Data excerpt
=======

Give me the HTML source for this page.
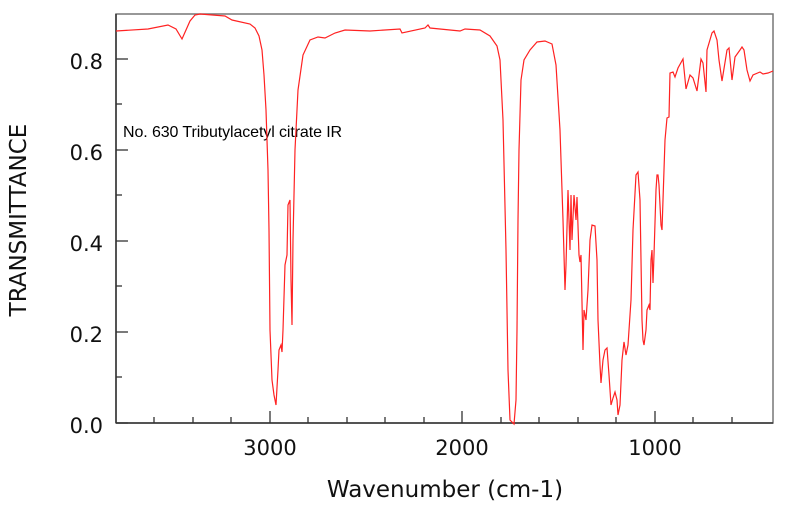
<!DOCTYPE html>
<html><head><meta charset="utf-8"><style>
body{margin:0;background:#fff;}
svg{display:block;font-family:"DejaVu Sans","Liberation Sans",sans-serif;}
</style></head><body>
<svg width="790" height="508" viewBox="0 0 790 508">
<rect x="116" y="14" width="657" height="409" fill="none" stroke="#777" stroke-width="1.5"/>
<line x1="116" y1="14" x2="116" y2="423" stroke="#333" stroke-width="1.5"/>
<line x1="116" y1="423" x2="773" y2="423" stroke="#333" stroke-width="1.5"/>
<g stroke="#333" stroke-width="1.3">
<line x1="154" y1="423" x2="154" y2="417"/><line x1="193" y1="423" x2="193" y2="417"/><line x1="231" y1="423" x2="231" y2="417"/>
<line x1="270" y1="423" x2="270" y2="411"/>
<line x1="308" y1="423" x2="308" y2="417"/><line x1="347" y1="423" x2="347" y2="417"/><line x1="385" y1="423" x2="385" y2="417"/><line x1="424" y1="423" x2="424" y2="417"/>
<line x1="462" y1="423" x2="462" y2="411"/>
<line x1="501" y1="423" x2="501" y2="417"/><line x1="539" y1="423" x2="539" y2="417"/><line x1="578" y1="423" x2="578" y2="417"/><line x1="616" y1="423" x2="616" y2="417"/>
<line x1="655" y1="423" x2="655" y2="411"/>
<line x1="693" y1="423" x2="693" y2="417"/><line x1="732" y1="423" x2="732" y2="417"/>
<line x1="116" y1="423" x2="128" y2="423"/><line x1="116" y1="377" x2="122" y2="377"/>
<line x1="116" y1="332" x2="128" y2="332"/><line x1="116" y1="286" x2="122" y2="286"/>
<line x1="116" y1="241" x2="128" y2="241"/><line x1="116" y1="195" x2="122" y2="195"/>
<line x1="116" y1="150" x2="128" y2="150"/><line x1="116" y1="104" x2="122" y2="104"/>
<line x1="116" y1="59" x2="128" y2="59"/>
</g>
<g font-size="21" fill="#111" text-anchor="end">
<text x="103" y="433">0.0</text><text x="103" y="342">0.2</text><text x="103" y="251">0.4</text><text x="103" y="160">0.6</text><text x="103" y="69">0.8</text>
</g>
<g font-size="21" fill="#111" text-anchor="middle">
<text x="270" y="455">3000</text><text x="462" y="455">2000</text><text x="655" y="455">1000</text>
</g>
<text x="445" y="497" font-size="23" text-anchor="middle" fill="#111">Wavenumber (cm-1)</text>
<text transform="translate(26,220) rotate(-90)" font-size="23" text-anchor="middle" fill="#111">TRANSMITTANCE</text>
<text x="123" y="137" font-size="16" letter-spacing="-0.1" fill="#000" font-family="Liberation Sans,sans-serif">No. 630 Tributylacetyl citrate IR</text>
<polyline fill="none" stroke="#f22" stroke-width="1.2" points="116,31 148,29 168,25 176,29 182,39 186,30 190,21 195,15 200,14 225,16 232,20 250,24 255,28 259,36 262,50 264,75 266,110 268,170 269,230 270,330 272,380 274,395 276,405 278,370 279,350 281,345 282,352 283,330 285,265 287,255 288,205 290,200 291,280 292,325 293,240 295,150 298,90 303,55 310,40 318,37 325,38 335,33 345,30 370,31 400,29 402,33 425,28 428,25 430,28 460,31 465,29 480,30 490,36 497,46 500,60 503,120 506,250 508,370 510,420 514,424 516,400 517,330 518,220 519,150 521,80 524,60 530,50 537,42 545,41 552,44 556,65 560,130 563,220 565,290 566,265 568,190 570,250 571,195 572,240 574,195 576,220 577,197 579,255 580,262 581,255 583,350 584,310 586,320 588,290 590,240 592,225 595,226 597,260 598,320 600,365 601,383 603,360 605,350 607,348 609,375 611,405 613,398 615,392 617,400 618,415 620,405 622,360 624,342 626,355 628,345 631,300 633,230 636,175 638,172 640,200 642,320 643,340 644,345 646,330 647,310 649,305 650,310 651,260 652,250 653,283 654,255 656,190 657,175 658,175 659,185 661,225 662,230 663,200 665,140 667,118 669,117 670,73 673,72 675,77 678,68 683,59 686,89 690,75 693,78 697,91 701,59 703,63 706,92 707,50 712,33 714,31 717,40 719,60 722,81 727,50 729,48 732,80 735,57 740,50 742,47 744,50 747,70 750,81 753,75 760,72 763,74 768,73 773,71"/>
</svg>
</body></html>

=======

Given task
Copy each line above precisely, dropping the pictures.

Response
Give me the HTML source for this page.
<!DOCTYPE html>
<html><head><meta charset="utf-8"><style>
body{margin:0;background:#fff;}
svg{display:block;font-family:"DejaVu Sans","Liberation Sans",sans-serif;}
</style></head><body>
<svg width="790" height="508" viewBox="0 0 790 508">
<rect x="116" y="14" width="657" height="409" fill="none" stroke="#777" stroke-width="1.5"/>
<line x1="116" y1="14" x2="116" y2="423" stroke="#333" stroke-width="1.5"/>
<line x1="116" y1="423" x2="773" y2="423" stroke="#333" stroke-width="1.5"/>
<g stroke="#333" stroke-width="1.3">
<line x1="154" y1="423" x2="154" y2="417"/><line x1="193" y1="423" x2="193" y2="417"/><line x1="231" y1="423" x2="231" y2="417"/>
<line x1="270" y1="423" x2="270" y2="411"/>
<line x1="308" y1="423" x2="308" y2="417"/><line x1="347" y1="423" x2="347" y2="417"/><line x1="385" y1="423" x2="385" y2="417"/><line x1="424" y1="423" x2="424" y2="417"/>
<line x1="462" y1="423" x2="462" y2="411"/>
<line x1="501" y1="423" x2="501" y2="417"/><line x1="539" y1="423" x2="539" y2="417"/><line x1="578" y1="423" x2="578" y2="417"/><line x1="616" y1="423" x2="616" y2="417"/>
<line x1="655" y1="423" x2="655" y2="411"/>
<line x1="693" y1="423" x2="693" y2="417"/><line x1="732" y1="423" x2="732" y2="417"/>
<line x1="116" y1="423" x2="128" y2="423"/><line x1="116" y1="377" x2="122" y2="377"/>
<line x1="116" y1="332" x2="128" y2="332"/><line x1="116" y1="286" x2="122" y2="286"/>
<line x1="116" y1="241" x2="128" y2="241"/><line x1="116" y1="195" x2="122" y2="195"/>
<line x1="116" y1="150" x2="128" y2="150"/><line x1="116" y1="104" x2="122" y2="104"/>
<line x1="116" y1="59" x2="128" y2="59"/>
</g>
<g font-size="21" fill="#111" text-anchor="end">
<text x="103" y="433">0.0</text><text x="103" y="342">0.2</text><text x="103" y="251">0.4</text><text x="103" y="160">0.6</text><text x="103" y="69">0.8</text>
</g>
<g font-size="21" fill="#111" text-anchor="middle">
<text x="270" y="455">3000</text><text x="462" y="455">2000</text><text x="655" y="455">1000</text>
</g>
<text x="445" y="497" font-size="23" text-anchor="middle" fill="#111">Wavenumber (cm-1)</text>
<text transform="translate(26,220) rotate(-90)" font-size="23" text-anchor="middle" fill="#111">TRANSMITTANCE</text>
<text x="123" y="137" font-size="16" letter-spacing="-0.1" fill="#000" font-family="Liberation Sans,sans-serif">No. 630 Tributylacetyl citrate IR</text>
<polyline fill="none" stroke="#f22" stroke-width="1.2" points="116,31 148,29 168,25 176,29 182,39 186,30 190,21 195,15 200,14 225,16 232,20 250,24 255,28 259,36 262,50 264,75 266,110 268,170 269,230 270,330 272,380 274,395 276,405 278,370 279,350 281,345 282,352 283,330 285,265 287,255 288,205 290,200 291,280 292,325 293,240 295,150 298,90 303,55 310,40 318,37 325,38 335,33 345,30 370,31 400,29 402,33 425,28 428,25 430,28 460,31 465,29 480,30 490,36 497,46 500,60 503,120 506,250 508,370 510,420 514,424 516,400 517,330 518,220 519,150 521,80 524,60 530,50 537,42 545,41 552,44 556,65 560,130 563,220 565,290 566,265 568,190 570,250 571,195 572,240 574,195 576,220 577,197 579,255 580,262 581,255 583,350 584,310 586,320 588,290 590,240 592,225 595,226 597,260 598,320 600,365 601,383 603,360 605,350 607,348 609,375 611,405 613,398 615,392 617,400 618,415 620,405 622,360 624,342 626,355 628,345 631,300 633,230 636,175 638,172 640,200 642,320 643,340 644,345 646,330 647,310 649,305 650,310 651,260 652,250 653,283 654,255 656,190 657,175 658,175 659,185 661,225 662,230 663,200 665,140 667,118 669,117 670,73 673,72 675,77 678,68 683,59 686,89 690,75 693,78 697,91 701,59 703,63 706,92 707,50 712,33 714,31 717,40 719,60 722,81 727,50 729,48 732,80 735,57 740,50 742,47 744,50 747,70 750,81 753,75 760,72 763,74 768,73 773,71"/>
</svg>
</body></html>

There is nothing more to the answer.